National Archives and Records Administration
Washington, DC

Dear NARA:

What a happy day in New York City this was to be with the Yankees winning the
World Series. However, having read over the material contained in the
"Prologue: Quarterly of the National Archives and Records Administration,
Summer 1999, vol. 31, no. 2," and the article "Standing in for the
President," by W. Dale Nelson, that I just recently read on the World Wide
Web, I must pause today and raise objections.

First let me state that George Bruce Cortelyou was related to me and my
family through the marriage of a "great aunt" Rosalie Myers. The Cortelyou
family has been important to the history of this country since Jacque
Cortelyou surveyed Brooklyn for the Dutch Indies Company. A street near the
courthouse is named for them, and George B. Cortelyou, from what I have
hesitantly gathered was once a very powerful man, Chairman of the Republican
Party, CEO of Con Edison and as you may know in Washington, held four Cabinet
posts under Presidents William McKinley and Theodore Roosevelt during those
troubled times. I might relate a silly story that claims he was responsible
for making a nickel loaf a bread a dime, thereby staving off an economic
depression, that unfortunately came later.

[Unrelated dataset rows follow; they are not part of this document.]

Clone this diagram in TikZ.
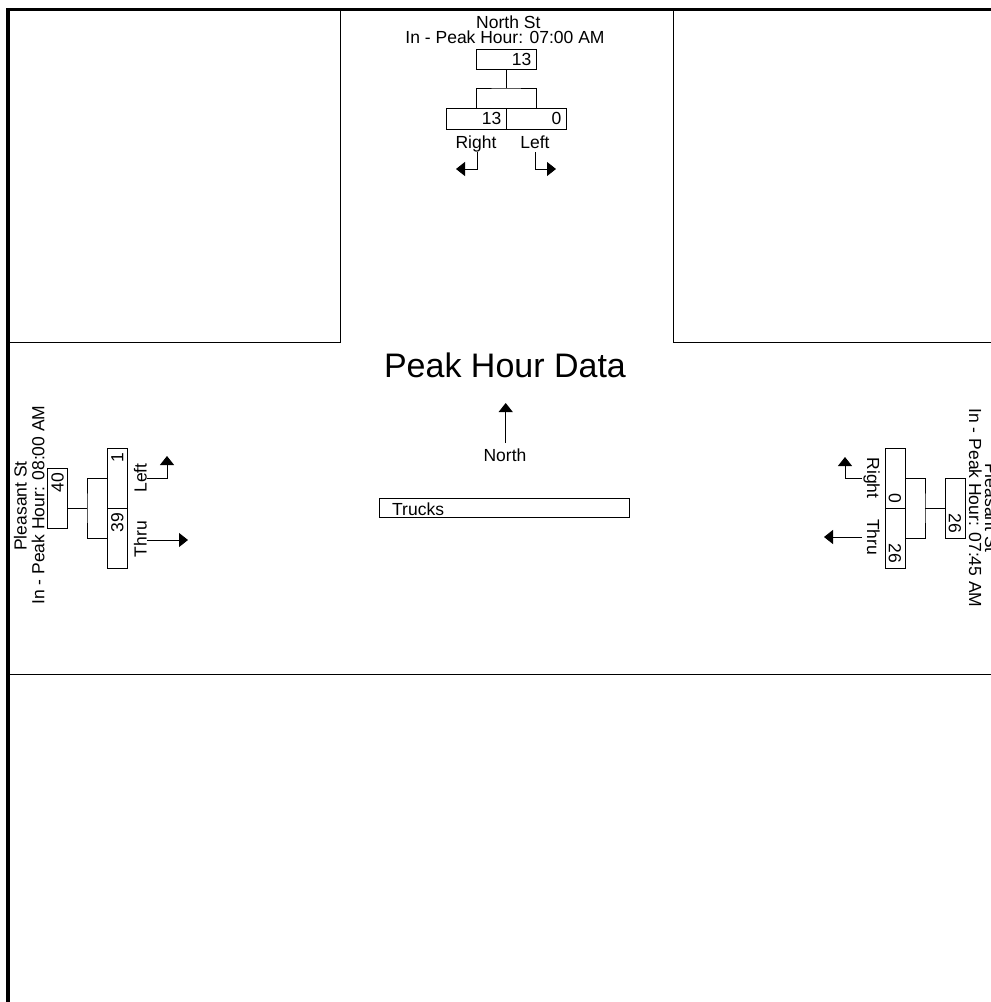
\documentclass[tikz,border=0pt]{standalone}
\usepackage{fontspec}
\setmainfont{Liberation Sans}
\usetikzlibrary{arrows.meta}
\begin{document}
\begin{tikzpicture}[x=1pt,y=-1pt,
  every node/.style={font=\fontsize{17.5}{15}\selectfont, inner sep=0pt},
  ln/.style={line width=1pt},
  frame/.style={line width=3.5pt},
  bx/.style={draw, line width=1pt, inner sep=0pt},
  hbox/.style={bx, minimum width=60pt, minimum height=20pt},
  vbox/.style={bx, minimum width=20pt, minimum height=60pt},
  arr/.style={line width=1pt, -{Triangle[length=9pt,width=14pt]}},
  titlefont/.style={font=\fontsize{34}{40}\selectfont}]
\useasboundingbox (0,0) rectangle (991,1002);
\clip (0,0) rectangle (991,1002);
% frame and street edges
\draw[frame] (8,1010) -- (8,9.5) -- (1000,9.5);
\draw[ln] (8,342) -- (340,342) -- (340,9.5);
\draw[ln] (673,9.5) -- (673,342) -- (995,342);
\draw[ln] (8,674) -- (995,674);
% title
\node[titlefont, anchor=base] (title) at (505,377) {Peak Hour Data};
\node[anchor=base] (northl) at (505,461) {North};
\coordinate (na0) at (505.7,443);
\coordinate (na1) at (505.7,403);
\draw[arr] (na0) -- (na1);
\node[bx, minimum width=250pt, minimum height=19pt] (tb) at (504,507.5) {};
\node[anchor=base west] (tt) at (392,515.5) {Trucks};
% ---------------- North
\node[anchor=base] (nst) at (508.3,28) {North St};
\node[anchor=base] (nph) at (505,43) {In - Peak Hour: 07:00 AM};
\node[hbox] (nt) at (506,59) {};
\node[anchor=east] (ntv) at (531.5,59) {13};
\node[hbox, minimum height=21pt] (nr) at (476,118.5) {};
\node[hbox, minimum height=21pt] (nl) at (536,118.5) {};
\node[anchor=east] (nrv) at (501.5,118.5) {13};
\node[anchor=east] (nlv) at (561.5,118.5) {0};
\coordinate (nj) at (506,88);
\draw[ln] (nt.south) -- (nj);
\draw[ln] (nr.north) |- (nj) -| (nl.north);
\node[anchor=base] (nrl) at (476,148) {Right};
\node[anchor=base] (nll) at (535,148) {Left};
\coordinate (nra0) at (477,152);
\coordinate (nra1) at (456,169);
\draw[arr] (nra0) |- (nra1);
\coordinate (nla0) at (535,152);
\coordinate (nla1) at (556,169);
\draw[arr] (nla0) |- (nla1);
% ---------------- West
\node[anchor=base, rotate=90] (wst) at (26.7,506) {Pleasant St};
\node[anchor=base, rotate=90] (wph) at (44.3,505) {In - Peak Hour: 08:00 AM};
\node[vbox] (ws) at (57.5,498) {};
\node[anchor=east, rotate=90] (wsv) at (57.5,472.5) {40};
\node[vbox] (wu) at (117.3,478) {};
\node[vbox] (wd) at (117.3,538) {};
\node[anchor=east, rotate=90] (wuv) at (117.3,452.5) {1};
\node[anchor=east, rotate=90] (wdv) at (117.3,512.5) {39};
\coordinate (wj) at (87,508);
\draw[ln] (ws.east |- wj) -- (wj);
\draw[ln] (wu.west) -| (wj) |- (wd.west);
\node[anchor=base, rotate=90] (wll) at (146.5,478) {Left};
\node[anchor=base, rotate=90] (wtl) at (146.5,539) {Thru};
\coordinate (wla0) at (147,478);
\coordinate (wla1) at (167,456);
\draw[arr] (wla0) -| (wla1);
\coordinate (wta0) at (147,540);
\coordinate (wta1) at (188,540);
\draw[arr] (wta0) -- (wta1);
% ---------------- East
\node[anchor=base, rotate=-90] (est) at (985,508) {Pleasant St};
\node[anchor=base, rotate=-90] (eph) at (969,508) {In - Peak Hour: 07:45 AM};
\node[vbox] (es) at (955,508) {};
\node[anchor=east, rotate=-90] (esv) at (955,533.5) {26};
\node[vbox] (eu) at (895,478) {};
\node[vbox] (ed) at (895,538) {};
\node[anchor=east, rotate=-90] (euv) at (895,503.5) {0};
\node[anchor=east, rotate=-90] (edv) at (895,563.5) {26};
\coordinate (ej) at (925,508);
\draw[ln] (es.west) -- (ej);
\draw[ln] (eu.east) -| (ej) |- (ed.east);
\node[anchor=base, rotate=-90] (erl) at (867,478) {Right};
\node[anchor=base, rotate=-90] (etl) at (867,537) {Thru};
\coordinate (era0) at (862,478);
\coordinate (era1) at (845,457);
\draw[arr] (era0) -| (era1);
\coordinate (eta0) at (862,537);
\coordinate (eta1) at (824,537);
\draw[arr] (eta0) -- (eta1);
\end{tikzpicture}
\end{document}
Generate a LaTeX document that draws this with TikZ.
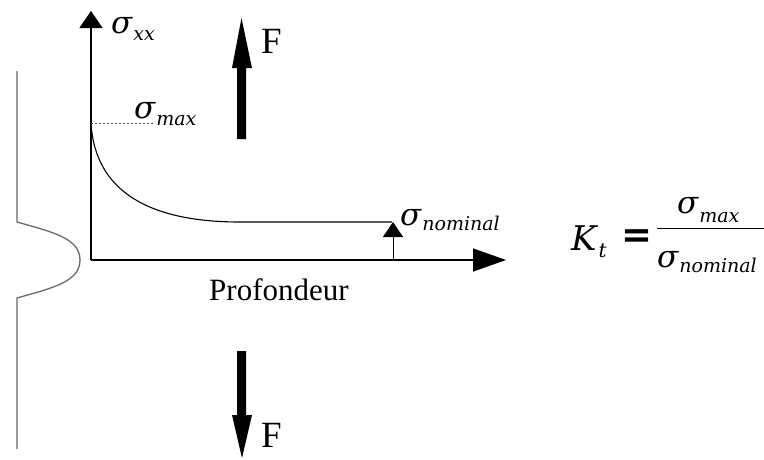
\documentclass[tikz,border=0pt]{standalone}
\usepackage{fontspec}
\setmainfont{Liberation Serif}
\newfontfamily\lblfont{DejaVu Serif}
\newfontfamily\eqfont{DejaVu Sans}
\usetikzlibrary{arrows.meta}
\newcommand\bigsig{{\fontsize{31}{31}\selectfont\lblfont\itshape σ}}
\newcommand\subtxt[2][-7pt]{\kern1pt\raisebox{#1}{\fontsize{19}{19}\selectfont\lblfont\itshape #2}}
\begin{document}
\begin{tikzpicture}[x=1pt,y=-1pt,
  axis/.style={line width=1.4pt,black},
  thin curve/.style={line width=1.1pt,black},
  part/.style={line width=1.3pt,draw={rgb,255:red,105;green,105;blue,105}},
  lbl/.style={inner sep=0pt,anchor=base west},
  force/.style={fill=black}]
\useasboundingbox (0,0) rectangle (764,459);

% specimen outline with notch
\draw[part] (17,71) -- (17,222) .. controls (52,232) and (80,238) .. (80,260)
  .. controls (80,282) and (52,288) .. (17,298) -- (17,449);

% axes
\coordinate (O) at (91,260);
\coordinate (ytip) at (91,11);
\coordinate (xtip) at (506,260);
\draw[axis,-{Triangle[length=17pt,width=23pt]}] (O) -- (ytip);
\draw[axis,-{Triangle[length=33pt,width=23pt]}] (O) -- (xtip);

% stress curve
\coordinate (smax) at (91,123);
\coordinate (knee) at (240,222);
\coordinate (nomend) at (392,222);
\draw[thin curve] (smax) .. controls (95,192) and (150,222) .. (knee) -- (nomend);
\draw[line width=0.8pt,dash pattern=on 2pt off 2pt,black!70] (smax) -- (153,123);

% nominal arrow
\coordinate (nbase) at (393,260);
\coordinate (ntip) at (393,222);
\draw[line width=1pt,-{Triangle[length=15pt,width=20pt]}] (nbase) -- (ntip);

% forces
\fill[force] (237,139) -- (246,139) -- (246,68) -- (252,68) -- (241.5,18) -- (232,68) -- (237,68) -- cycle;
\fill[force] (237,351) -- (246,351) -- (246,415) -- (252,415) -- (242,458) -- (232,415) -- (237,415) -- cycle;
\node[lbl,font=\fontsize{37}{37}\selectfont] (Ftop) at (261,53) {F};
\node[lbl,font=\fontsize{37}{37}\selectfont] (Fbot) at (261,447) {F};

% labels
\node[lbl] (sxx) at (111,33) {\bigsig\subtxt{xx}};
\node[lbl] (smaxl) at (134,118) {\bigsig\subtxt{max}};
\node[lbl] (snom) at (400,225) {\bigsig\subtxt[-5pt]{nominal}};
\node[lbl,font=\fontsize{31}{31}\selectfont] (prof) at (209,300) {Profondeur};

% formula
\node[lbl] (K) at (571,250) {{\fontsize{34}{34}\selectfont\lblfont\itshape K}\kern2pt\raisebox{-7pt}{\fontsize{20}{20}\selectfont\lblfont\itshape t}};
\node[inner sep=0pt] (eq) at (636.5,239) {\fontsize{37}{37}\selectfont\eqfont\bfseries =};
\draw[line width=1pt] (657,228) -- (764,228);
\node[lbl] (num) at (677,213) {\bigsig\subtxt[-9pt]{max}};
\node[lbl] (den) at (657,267) {\bigsig\subtxt[-5pt]{nominal}};
\end{tikzpicture}
\end{document}
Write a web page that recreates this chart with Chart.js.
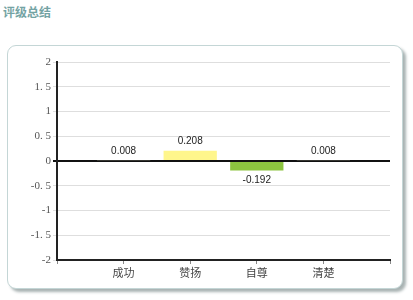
<!DOCTYPE html>
<html>
<head>
<meta charset="utf-8">
<script src="https://cdn.jsdelivr.net/npm/chart.js@4"></script>
<style>
  html, body { margin: 0; padding: 0; background: #fff; }
  body { width: 413px; height: 300px; position: relative; overflow: hidden; }
  .title {
    position: absolute; left: 3px; top: 3px;
    font: bold 12px "Noto Sans CJK SC", sans-serif; color: #74a3a3;
  }
  .box {
    position: absolute; left: 7px; top: 45px; width: 394px; height: 242px;
    border: 1px solid #c4d6d6; border-radius: 9px;
    box-shadow: 3px 3px 3px #a9b3b3;
    background: #fff;
  }
  #chart { position: absolute; left: 0; top: 0; }
</style>
</head>
<body>
<div class="title">评级总结</div>
<div class="box"></div>
<canvas id="chart" width="413" height="300"></canvas>
<script>
// slots 0 and 5 are empty, bars sit on the inner ticks
const categories = ['', '成功', '赞扬', '自尊', '清楚', ''];
const scores = [null, 0.008, 0.208, -0.192, 0.008, null];
const barColors = ['#555', '#5c5c52', '#fff68c', '#8cc43f', '#5c5c52', '#555'];
const yTicks = [-2, -1.5, -1, -0.5, 0, 0.5, 1, 1.5, 2];

const valueLabels = {
    id: 'valueLabels',
    afterDatasetsDraw(chart) {
        const ctx = chart.ctx;
        const meta = chart.getDatasetMeta(0);
        ctx.save();
        ctx.font = '10px "Liberation Sans", Arial, sans-serif';
        ctx.fillStyle = '#222';
        ctx.textAlign = 'center';
        ctx.textBaseline = 'middle';
        meta.data.forEach((bar, i) => {
            const v = scores[i];
            if (v == null) return;
            const y = v >= 0 ? Math.min(bar.y, bar.base) - 9 : Math.max(bar.y, bar.base) + 10;
            ctx.fillText(String(v), bar.x, y);
        });
        ctx.restore();
    }
};

new Chart(document.getElementById('chart'), {
    type: 'bar',
    data: {
        labels: categories,
        datasets: [{
            data: scores,
            backgroundColor: barColors,
            borderWidth: 0,
            barPercentage: 1,
            categoryPercentage: 0.8,
        }],
    },
    plugins: [valueLabels],
    options: {
        responsive: false,
        animation: false,
        events: [],
        layout: { padding: { top: 62, right: 23, bottom: 0, left: 0 } },
        plugins: { legend: { display: false }, tooltip: { enabled: false } },
        scales: {
            x: {
                offset: false,
                afterFit: (s) => { s.height = 40; },
                grid: { offset: false, drawOnChartArea: false, tickLength: 4, color: '#888' },
                border: { color: '#222', width: 2 },
                ticks: {
                    padding: 2,
                    autoSkip: false,
                    maxRotation: 0,
                    color: '#444',
                    font: { family: '"Noto Sans CJK SC", serif', size: 11 },
                },
            },
            y: {
                min: -2,
                max: 2,
                afterFit: (s) => { s.width = 57; },
                afterBuildTicks: (s) => { s.ticks = yTicks.map(v => ({ value: v })); },
                grid: {
                    tickLength: 4,
                    color: (c) => c.tick && c.tick.value === 0 ? '#111' : '#dedede',
                    lineWidth: (c) => c.tick && c.tick.value === 0 ? 2 : 1,
                },
                border: { color: '#222', width: 2 },
                ticks: {
                    padding: 2,
                    color: '#555',
                    font: { family: '"Liberation Serif", "DejaVu Serif", serif', size: 11 },
                    callback: (v) => String(v).replace('.', '. '),
                },
            },
        },
    },
});
</script>
</body>
</html>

That said, my family formerly, staunch supporters of Alfred E. Smith, the
first Catholic Governor of New York and therefore Democrats really have never
any connection with the Cortelyou's. Why have you left out Ms. Dee Dee Myers
in your review of White House Press Secretaries? Doesn't it matter that she
was the first woman in that role and handled it remarkably well for three
years before Mr. Mike McCurry? "The evolution of what became the White House
press office, from George Cortelyou to Mike McCurry, was gradual, but the
change was profound." To leave her out is to deny her rightful place in this
so-called "evolution."

I will personally as a citizen never forgive the current President for firing
Ms. Dee Dee Myers for such a small egregious error in judgment, which I still
suspect is the result of politics not law enforcement. The President wants to
be considered a fallible human yet will not extend the same compassion to one
I considered one of his "thousand points of light," to borrow a metaphor.